9. It was urged that the charges are vague and do not make out any case against the applicant and as such the proceedings are required to be stopped at this stage itself. This aspect has been dealt with by the Hon'ble Supreme Court in Deputy Inspector General of Police v. K.S. Swaminathan 1997(1) SCT 373. It was held that if the charge memo is totally vague and does not disclose any misconduct for which the charges have been framed, the Tribunal or the Court would not be justified at that stage to go into whether charges are true and could be gone into. For it would be a matter on producing of the evidence for consideration at the inquiry by the Inquiry Officer. In Union of India and Anr. v. Ashok Kacker 1995 SCC (L&S) 374, Their Lordships of Apex Court have held that "In our opinion this was not the stage at which the Tribunal ought to have entertained such an application for quashing the charge sheet and the appropriate course for the respondent to adopt is to file a reply to the charge sheet and invite a decision of the Disciplinary Authority thereon". Considering the law on the subject we are not inclined to interfere in the challenge to the charge sheet.

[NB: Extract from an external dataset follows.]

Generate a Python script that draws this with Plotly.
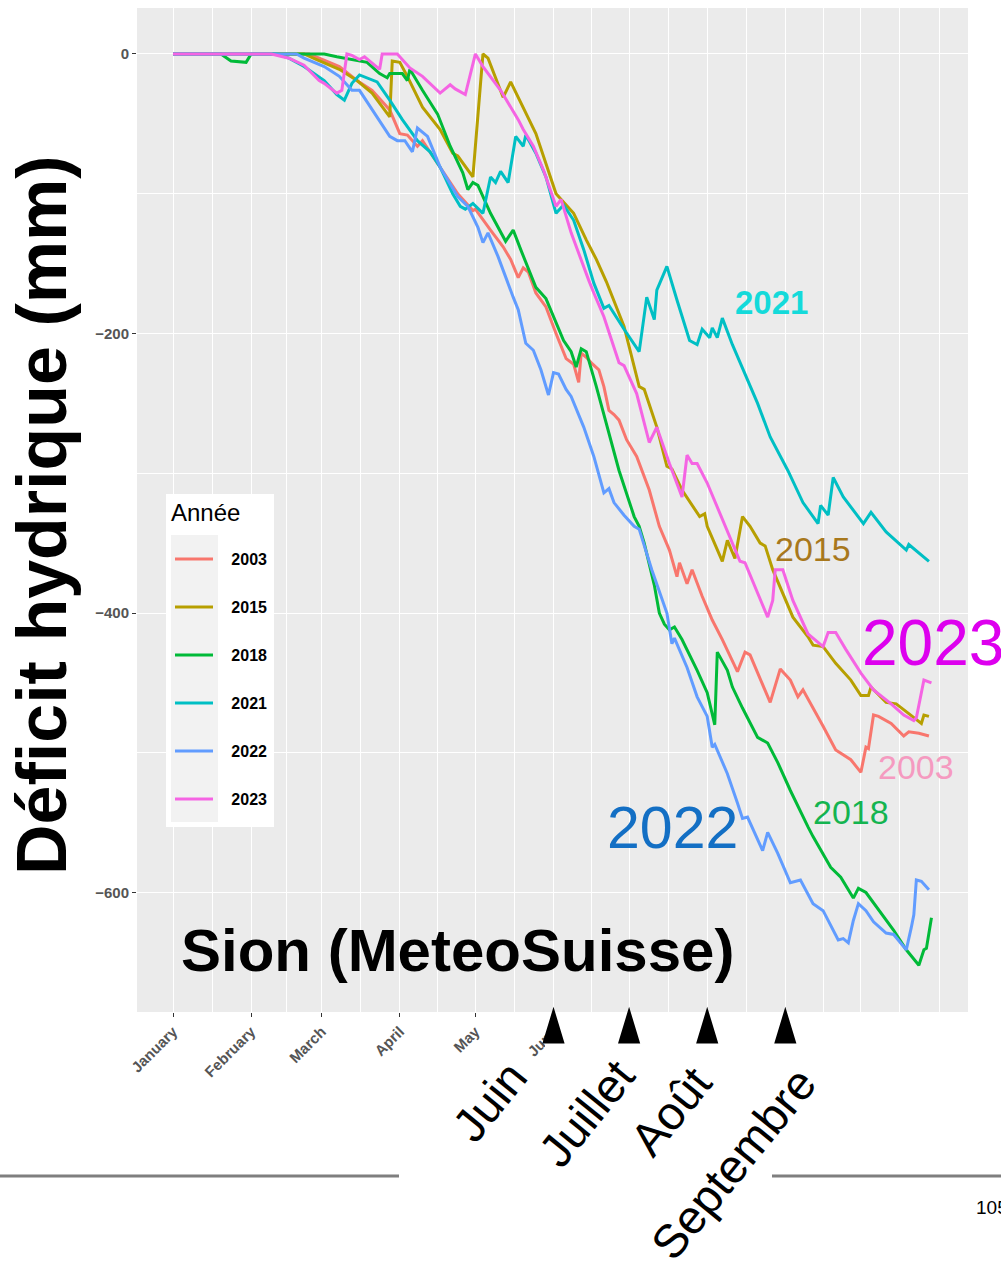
import plotly.graph_objects as go

# ---------------- data ----------------
years = ["2003", "2015", "2018", "2021", "2022", "2023"]
line_colors = ["#F8766D", "#B79F00", "#00BA38", "#00BFC4", "#619CFF", "#F564E3"]

# day of year / water deficit (mm)
day_2003 = [1, 55, 59, 67, 74, 80, 87, 91, 94, 98, 100, 107, 114, 120, 121, 127, 132, 135, 138, 140,
            142, 145, 149, 153, 157, 160, 162, 163, 165, 167, 170, 172, 174, 176, 178, 181, 185, 190, 194, 198,
            201, 202, 205, 207, 211, 215, 219, 225, 228, 230, 238, 242, 246, 249, 251, 259, 264, 270, 274, 276,
            277, 279, 281, 286, 291, 293, 297, 301]
def_2003 = [0, 0, -3, -9, -19, -26, -40, -57, -58, -66, -62, -81, -100, -112, -111, -126, -138, -147, -160, -153,
            -156, -171, -181, -200, -218, -222, -235, -214, -217, -221, -226, -238, -255, -258, -262, -276, -288, -312, -338, -355,
            -374, -364, -379, -369, -388, -405, -419, -442, -428, -430, -464, -440, -448, -460, -455, -481, -498, -505, -514, -496,
            -497, -473, -474, -479, -488, -485, -486, -488]

day_2015 = [1, 53, 58, 67, 74, 80, 87, 88, 91, 94, 100, 107, 112, 114, 120, 124, 126, 132, 135, 139,
            145, 153, 160, 165, 169, 173, 180, 186, 188, 193, 197, 199, 203, 210, 212, 213, 219, 221, 224, 227,
            230, 234, 236, 239, 243, 247, 253, 255, 259, 264, 270, 274, 277, 278, 284, 288, 293, 298, 299, 301]
def_2015 = [0, 0, -4, -11, -19, -28, -45, -5, -6, -16, -38, -54, -71, -73, -88, 0, -3, -31, -20, -35,
            -57, -100, -114, -133, -147, -163, -195, -238, -240, -267, -295, -297, -312, -331, -329, -338, -363, -348, -361, -331,
            -338, -350, -352, -369, -386, -403, -417, -423, -424, -436, -448, -459, -459, -453, -464, -465, -472, -479, -473, -474]

day_2018 = [1, 20, 24, 30, 32, 61, 66, 74, 78, 83, 86, 87, 92, 94, 95, 100, 106, 111, 116, 118,
            120, 122, 127, 133, 136, 139, 145, 149, 156, 159, 161, 163, 165, 169, 174, 178, 184, 186, 188, 192,
            194, 196, 198, 200, 203, 209, 213, 216, 217, 221, 223, 227, 233, 237, 241, 246, 253, 255, 262, 266,
            271, 273, 276, 282, 287, 292, 297, 299, 300, 302]
def_2018 = [0, 0, -5, -6, 0, 0, -2, -5, -6, -14, -17, -14, -14, -19, -11, -26, -43, -66, -85, -97,
            -92, -94, -114, -134, -126, -140, -167, -175, -205, -213, -224, -211, -213, -238, -271, -298, -331, -338, -350, -380,
            -400, -408, -412, -410, -419, -441, -457, -480, -428, -441, -453, -468, -489, -493, -507, -527, -553, -560, -582, -589,
            -604, -597, -600, -615, -627, -641, -652, -641, -640, -618]

day_2021 = [1, 42, 47, 53, 61, 66, 69, 72, 75, 82, 87, 92, 98, 103, 107, 112, 115, 117, 120, 124,
            127, 129, 131, 134, 137, 140, 141, 145, 149, 153, 156, 160, 164, 168, 172, 174, 180, 186, 189, 192,
            193, 197, 201, 206, 209, 211, 214, 215, 217, 219, 223, 226, 233, 238, 245, 251, 257, 258, 261, 263,
            267, 275, 278, 284, 292, 293, 301]
def_2021 = [0, 0, -3, -9, -19, -29, -33, -21, -15, -20, -33, -47, -62, -70, -81, -100, -109, -111, -107, -114,
            -88, -92, -84, -92, -59, -66, -58, -71, -88, -114, -108, -119, -140, -164, -182, -180, -197, -213, -174, -190,
            -169, -152, -176, -205, -208, -197, -203, -196, -203, -189, -208, -221, -250, -274, -298, -321, -336, -323, -330, -303,
            -317, -336, -328, -342, -355, -351, -363]

day_2022 = [1, 50, 53, 61, 67, 72, 75, 80, 87, 90, 93, 96, 98, 102, 107, 114, 118, 122, 124, 126,
            130, 136, 138, 141, 144, 147, 150, 152, 154, 157, 159, 164, 168, 172, 174, 176, 180, 184, 186, 191,
            197, 199, 200, 205, 209, 213, 215, 216, 221, 225, 227, 229, 235, 237, 241, 246, 250, 255, 259, 265,
            267, 269, 271, 273, 276, 279, 284, 287, 292, 294, 295, 296, 298, 301]
def_2022 = [0, 0, -3, -9, -16, -26, -26, -40, -59, -62, -62, -70, -53, -59, -81, -102, -109, -124, -135, -128,
            -145, -174, -183, -207, -212, -226, -244, -228, -229, -240, -245, -267, -288, -314, -311, -321, -330, -338, -340, -369,
            -400, -422, -418, -439, -460, -474, -496, -494, -515, -536, -547, -546, -570, -557, -572, -593, -591, -608, -613, -634,
            -633, -636, -620, -608, -613, -621, -629, -630, -641, -625, -616, -591, -592, -598]

day_2023 = [1, 40, 47, 53, 59, 61, 66, 68, 70, 72, 75, 77, 83, 84, 90, 95, 100, 107, 111, 113,
            117, 118, 121, 124, 131, 138, 140, 144, 148, 153, 155, 159, 161, 166, 168, 172, 178, 180, 185, 190,
            193, 198, 203, 205, 207, 209, 213, 217, 221, 226, 228, 237, 239, 240, 243, 247, 253, 259, 261, 264,
            268, 274, 279, 286, 291, 295, 296, 299, 302]
def_2023 = [0, 0, -3, -8, -19, -21, -28, -26, 0, -1, -4, -2, -11, 0, 0, -10, -16, -28, -22, -25,
            -29, -22, 0, -9, -26, -47, -54, -66, -83, -109, -104, -128, -138, -162, -171, -188, -221, -223, -243, -278,
            -267, -293, -317, -287, -293, -293, -307, -324, -341, -363, -364, -403, -391, -369, -369, -391, -415, -424, -414, -414,
            -426, -443, -455, -465, -473, -477, -475, -448, -450]

series_days = [day_2003, day_2015, day_2018, day_2021, day_2022, day_2023]
series_vals = [def_2003, def_2015, def_2018, def_2021, def_2022, def_2023]

# axis ticks
month_start_days = [1, 32, 60, 91, 121, 152, 182, 213, 244, 274, 305]
month_tick_labels = ["January", "February", "March", "April", "May", "June", "", "", "", "", ""]
mid_month_days = [16.5, 46, 75.5, 106, 136.5, 167, 197.5, 228.5, 259, 289.5]
y_tick_vals = [0, -200, -400, -600]
y_tick_labels = ["0", "\u2212200", "\u2212400", "\u2212600"]
y_minor_vals = [-100, -300, -500]

# French month markers added under the axis
arrow_days = [152, 182, 213, 244]
arrow_labels = ["Juin", "Juillet", "Août", "Septembre"]

# year labels written in the panel
year_label_text = ["2021", "2015", "2023", "2003", "2018", "2022"]
year_label_colors = ["#14DADA", "#A8781C", "#DD00EE", "#F59AC0", "#14B450", "#136FC4"]

# ---------------- layout geometry (page pixels) ----------------
OFF = 0                      # body margin removed by the post script below
W, H = 1001, 1270
PL, PR, PT, PB = 137, 968, 8, 1012   # plot panel in page pixels
FONT = "Liberation Sans, Arial, sans-serif"


def fx(px):
    return (px - PL) / (PR - PL)


def fy(py):
    return (PB - py) / (PB - PT)


fig = go.Figure()
for name, col, dd, vv in zip(years, line_colors, series_days, series_vals):
    fig.add_trace(go.Scatter(
        x=dd, y=vv, mode="lines", name="\u00a0\u00a0\u00a0" + name, legendgroup=name,
        line=dict(color=col, width=3), hovertemplate=name + ": %{y} mm<extra></extra>"))

shapes = []
# legend background (white box + grey key column)
shapes.append(dict(type="rect", xref="paper", yref="paper", x0=fx(166), x1=fx(274), y0=fy(494), y1=fy(827),
                   fillcolor="white", line=dict(width=0), layer="above"))
shapes.append(dict(type="rect", xref="paper", yref="paper", x0=fx(171), x1=fx(218), y0=fy(535), y1=fy(822),
                   fillcolor="#F2F2F2", line=dict(width=0), layer="above"))
# white mask trimming the June tick label (as in the slide)
shapes.append(dict(type="rect", xref="paper", yref="paper", x0=fx(545), x1=fx(1010), y0=fy(1013), y1=fy(1060),
                   fillcolor="white", line=dict(width=0), layer="above"))
# arrows pointing at month starts
for d in arrow_days:
    shapes.append(dict(type="path", xref="x", yref="paper",
                       path=f"M {d - 3.6},{fy(1042)} L {d},{fy(1012)} L {d + 3.6},{fy(1042)} Z",
                       fillcolor="black", line=dict(color="black", width=3), layer="above"))
# slide separator line
shapes.append(dict(type="line", xref="paper", yref="paper", x0=fx(0), x1=fx(399), y0=fy(1176), y1=fy(1176),
                   line=dict(color="#7F7F7F", width=3), layer="above"))
shapes.append(dict(type="line", xref="paper", yref="paper", x0=fx(772), x1=fx(1010), y0=fy(1176), y1=fy(1176),
                   line=dict(color="#7F7F7F", width=3), layer="above"))

annotations = []
# big y title
annotations.append(dict(text="<b>Déficit hydrique (mm)</b>", xref="paper", yref="paper", x=fx(42), y=fy(515),
                        xanchor="center", yanchor="middle", textangle=-90, showarrow=False,
                        font=dict(family=FONT, size=70, color="black")))
# station name
annotations.append(dict(text="<b>Sion (MeteoSuisse)</b>", xref="paper", yref="paper", x=fx(457), y=fy(950),
                        xanchor="center", yanchor="middle", showarrow=False,
                        font=dict(family=FONT, size=60, color="black")))
# legend title
annotations.append(dict(text="Année", xref="paper", yref="paper", x=fx(169), y=fy(512),
                        xanchor="left", yanchor="middle", showarrow=False,
                        font=dict(family=FONT, size=24, color="black")))
# year labels
year_label_pos = [(771, 303, 33, True), (813, 549, 34, False), (933, 643, 64, False),
                  (916, 767, 34, False), (851, 812, 34, False), (672, 828, 59, False)]
for txt, col, (px, py, sz, bold) in zip(year_label_text, year_label_colors, year_label_pos):
    annotations.append(dict(text=f"<b>{txt}</b>" if bold else txt, xref="paper", yref="paper",
                            x=fx(px), y=fy(py), xanchor="center", yanchor="middle", showarrow=False,
                            font=dict(family=FONT, size=sz, color=col)))
# French month labels
french_centers = [(489, 1101), (586, 1113), (670, 1111), (733, 1163)]
for txt, (px, py) in zip(arrow_labels, french_centers):
    annotations.append(dict(text=txt, xref="paper", yref="paper", x=fx(px), y=fy(py),
                            xanchor="center", yanchor="middle", textangle=-51, showarrow=False,
                            font=dict(family=FONT, size=47, color="black")))
# page number (cut by the right edge, as on the slide)
annotations.append(dict(text="105", xref="paper", yref="paper", x=fx(974), y=fy(1207),
                        xanchor="left", yanchor="middle", showarrow=False,
                        font=dict(family=FONT, size=19, color="black")))

fig.update_layout(
    width=W, height=H,
    margin=dict(l=PL - OFF, r=W - (PR - OFF), t=PT - OFF, b=H - (PB - OFF), autoexpand=False),
    paper_bgcolor="white", plot_bgcolor="#EBEBEB",
    font=dict(family=FONT, color="#4D4D4D"),
    showlegend=True,
    legend=dict(x=fx(170), y=fy(542), xanchor="left", yanchor="top",
                bgcolor="rgba(0,0,0,0)", borderwidth=0,
                font=dict(family=FONT, size=16, color="black", weight="bold"),
                tracegroupgap=24.2, itemwidth=38),
    xaxis=dict(range=[-13.3, 316.5], tickmode="array", tickvals=month_start_days, ticktext=month_tick_labels,
               tickangle=-45, tickfont=dict(family=FONT, size=15, color="#555555", weight="bold"),
               ticks="outside", ticklen=4, tickcolor="#333333",
               showgrid=True, gridcolor="white", gridwidth=1.2, zeroline=False, showline=False,
               minor=dict(tickmode="array", tickvals=mid_month_days, showgrid=True, gridcolor="white",
                          gridwidth=0.6, ticks="")),
    yaxis=dict(range=[-685.5, 32.9], tickmode="array", tickvals=y_tick_vals, ticktext=y_tick_labels,
               tickfont=dict(family=FONT, size=15, color="#555555", weight="bold"),
               ticks="outside", ticklen=4, tickcolor="#333333",
               showgrid=True, gridcolor="white", gridwidth=1.2, zeroline=False, showline=False,
               minor=dict(tickmode="array", tickvals=y_minor_vals, showgrid=True, gridcolor="white",
                          gridwidth=0.6, ticks="")),
    shapes=shapes,
    annotations=annotations,
)

fig.write_html("out.html", config={"displayModeBar": False},
               post_script="document.body.style.margin='0px';document.body.style.overflow='hidden';")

10. However, we find that the applicant has already retired on 30.6.2005. As such the proceedings initiated against him are required to be completed within a fixed time frame.
11. This O.A. is, thus, disposed of with direction to the respondents to complete the enquiry initiated against the applicant and bring it to a logical conclusion, as expeditiously as possible and preferably within a period of six months from the date of receipt of copy of this order. It is hoped that applicant shall also co-operate in the enquiry. No costs.